After witnessing the culminating event of 9 months of pregnancy, I found myself reflecting on the whole process. If there were to be one conclusion I have gained from this experience, it would be this: Us males are not worthy of our female counterparts. What they go through just to get to the extremely sublime and sacred moment is unbelievable. We’re talking: morning sickness, insomnia, heartburn, countless doctors’ appointments (being probed and poked, etc.), back pain, arthritis, pain in general, weight gain, a rapidly changing body, acne, mood swings, hormonal imbalances, having to swallow nasty tasting horse pills, etc……not to mention all of their regular chores and responsibilities that they have to take care of. Then they have to give birth. There are parts of a pregnancy that are hard on the man, but it is not comparable. What are dinners and dishes once in a while compared to what they have to do? Put plainly and simply; we are not worthy of them!


Let me share some of my other thoughts that I have had throughout this experience so far.

Michelle is such an amazing woman. She has ultimately made the decision to put some of her worldly goals and aspirations on hold in order for us to have a family, something of much greater eternal value. Seeing how much she has grown since I have known her makes me so proud that I am the lucky guy who gets to be her eternal companion. She is constantly seeking improvement. She is always putting me and others before herself. Her care for our daughter, Elsie, is amazing. Though she would humbly say there is much room for improvement, there isn’t. She is an amazing mother and wife!
 

Life has changed. I think that is the best and easiest way to sum it up. I remember seeing Elsie for the first time. I felt like I was standing on Heaven’s doorstep just by being in her presence. I still feel that way. She is the cutest little bundle of joy. It doesn’t matter what she does, at this point I am just proud to be her father. She puts a smile on my face every single time I see her. She is so innocent and pure and unmarked from the world. My life and Michelle’s too, has become a mission to love, nurture, provide, protect, and teach Elsie to the best of our abilities concerning things physically and spiritually. Life is all about our little family.

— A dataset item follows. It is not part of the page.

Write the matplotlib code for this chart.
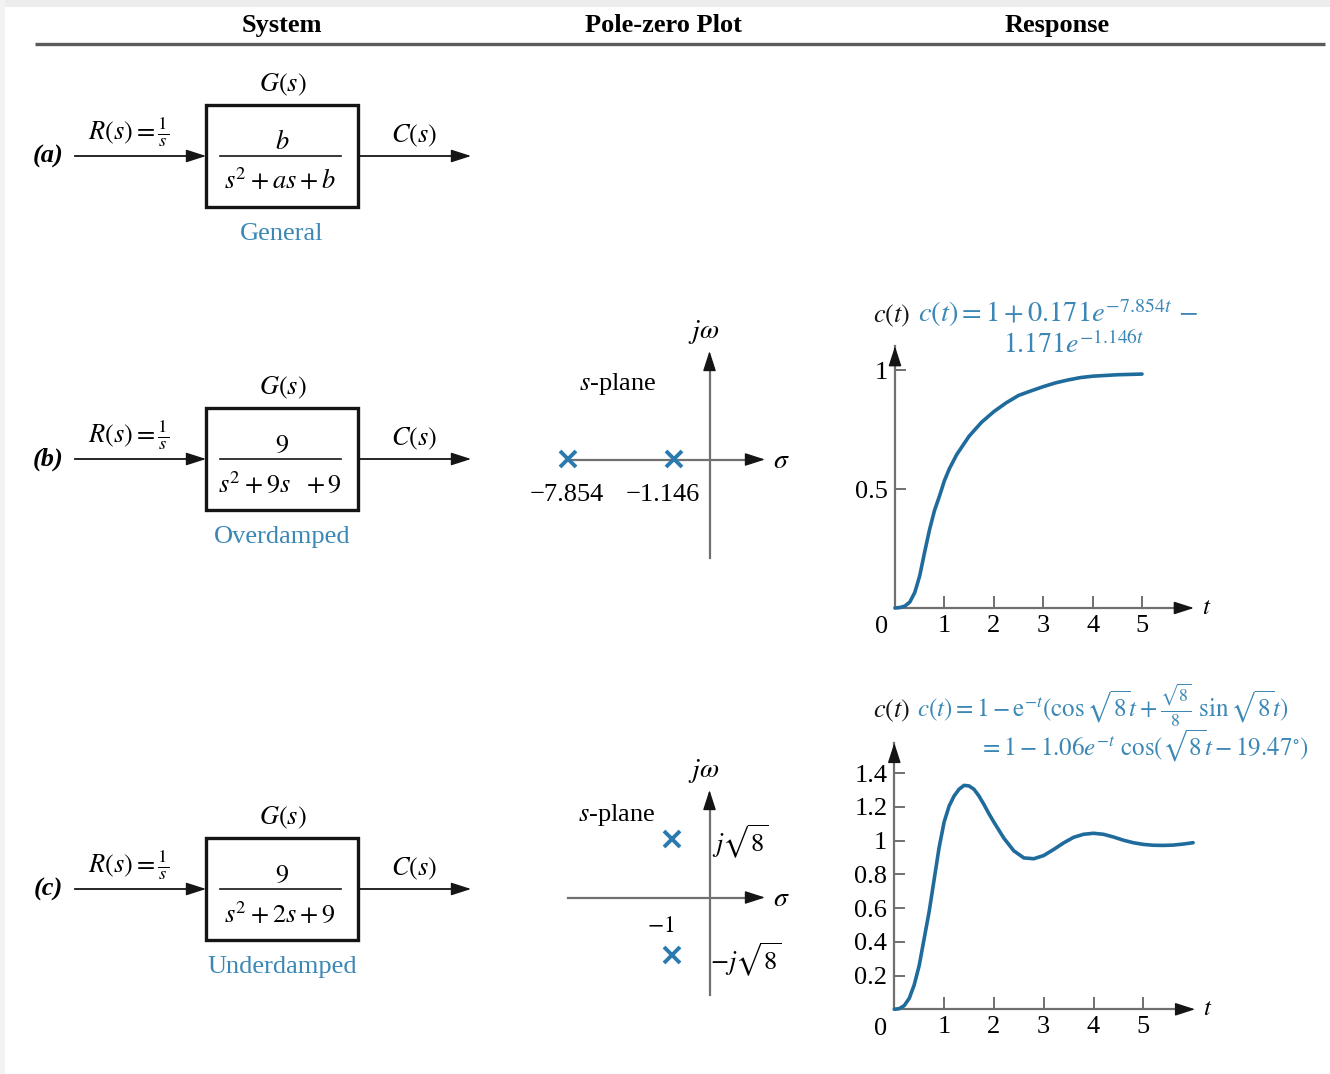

This revelation was very enlightening to me. Before having my own family I had always thought that the love that I shared with my parents was an equal love. I was wrong. After seeing my sweet little innocent daughter and holding her in my arms, I realized that my parents’ love for me was more than my love for them. Not to take anything away from the love that I have for them, because that love is immeasurable, but it is not the same as parental love. It is hard to understand because out of everyone in the world you love your family and especially your parents and spouse the most. It is the most love that you have to offer, that is until you have your own children. When Michelle and I started our own little family by having Elsie, I realized that my parents love me more than I do them. This is a love that it takes becoming a parent to understand.
 

 When Elsie was born she was having difficulty breathing, so she was put on oxygen. In order to determine whether or not to admit her to the Newborn Intensive Care Unit they took off the oxygen to test how she would react on her own. I was at the foot of her bed rooting her on. All that I wanted and cared about was for her to be successful and to be healthy. I realized then that I would give anything for her to be safe and healthy, even my life. I know that I will always have that kind of love her. That is the love of a parent for a child.   
 


I am thankful for the experience I have had of becoming a father. This experience has deepened my testimony of the Plan of Salvation. The joy that has come into my life because of my wife and daughter is something that I want to last forever. I know that it will. I invite anyone who is interested in knowing what I know about how families can be together forever to ask me about it, to learn about it from Mormon.org, or from the missionaries that I can send to see you. I am thankful for the divine capacity that women have to bear children. What a blessing the special women in my life are (wife, daughter, mom, sister, grandmothers, aunts, in-laws, etc.)!  I love all of you!